There is plenty of blame to go around for the death of the Democratic climate agenda. There’s Manchin, of course, but there’s also the Senate majority leader, Chuck Schumer, who played an admittedly bad hand poorly in an incredibly high-stakes game. His mistakes last summer — signing but not honoring an agreement with Manchin to devise a scaled-down version of Build Back Better — may have doomed the whole process.

Then there’s President Biden, whose vaunted skills as the one-time master of the Senate could not penetrate the venal self-interest of the senator from West Virginia, who happens to have a lot of money invested in a fossil fuel brokerage company he helped found. And there is, of course, the Republican Party, whose total opposition to climate action is what made Manchin the pivotal vote to begin with.

Above all, there’s the Senate itself.

It may seem odd to blame the institution for this outcome.
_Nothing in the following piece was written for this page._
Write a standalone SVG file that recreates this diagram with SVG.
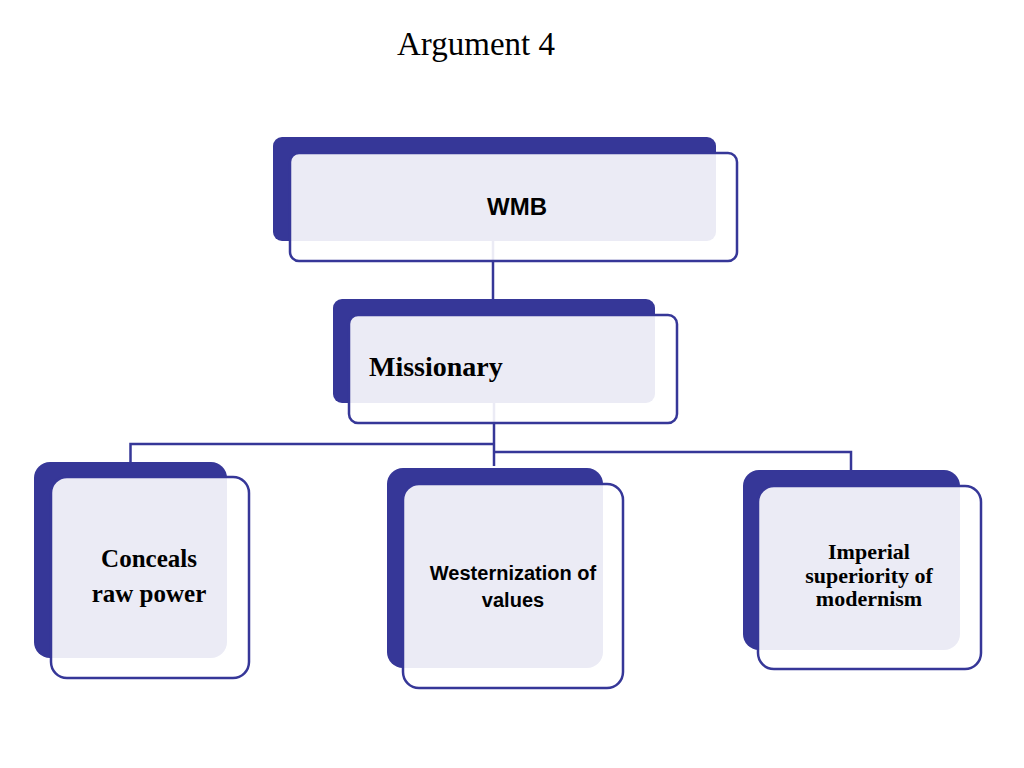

It’s not as if there is any alternative to passing legislation through both chambers of Congress. But it’s also no accident that climate legislation has repeatedly been passed in the House only to collapse in the Senate. It is no accident that, as a general rule, the upper chamber is where popular legislation goes to die or, if it isn’t killed, where it is passed in truncated and diminished form, like the recent (and lackluster) bipartisan gun bill. The Senate was built with this purpose in mind. It was designed to keep the people in check — to put limits on the reach of democracy and the scope of representation.

This is separate from the issue of equal state representation, the constitutional rule by which every state gets two senators, regardless of population. If James Madison had somehow prevailed at the Constitutional Convention and secured a Senate with proportional representation, the chamber would still work to stymie popular legislation.

The reason for this is simple: American-style bicameralism with its small and powerful upper house works in most cases to put a tight lid on the interests and aspirations of the public and its representatives.

That was the point. Many of the framers of the Constitution were as interested in suppressing the democratic experimentation of the previous decade as they were concerned with building a more powerful national government. The two, in fact, were connected. “Most of the men who assembled at the Constitutional Convention in Philadelphia in 1787 were also convinced that the national government under the Articles of Confederation was too weak to counter the rising tide of democracy in the states,” the historian Terry Bouton writes in “Taming Democracy: ‘The People,’ the Founders, and the Troubled Ending of the American Revolution.”

As Elbridge Gerry of Massachusetts argued in the first days of the convention, “The evils we experience flow from the excess of democracy. The people do not want virtue; but are the dupes of pretended patriots.” Virginia’s Edmund Randolph concurred, observing that the “evils under which the United States labored” were found in the “turbulence and follies of democracy.”

And what were these turbulences and follies of democracy? Bouton argues that they were the popular efforts to make the American economy more favorable to the average person. “Popular calls for a revaluation of war-debt certificates, bans on for-profit corporations, progressive taxation, limits on land speculation, and every other measure to make property more equal promised to take wealthy away from the elite,” Bouton writes. “The same was true of the popular resistance that halted tax collection or frustrated creditors in their attempts to foreclose on their debtors.”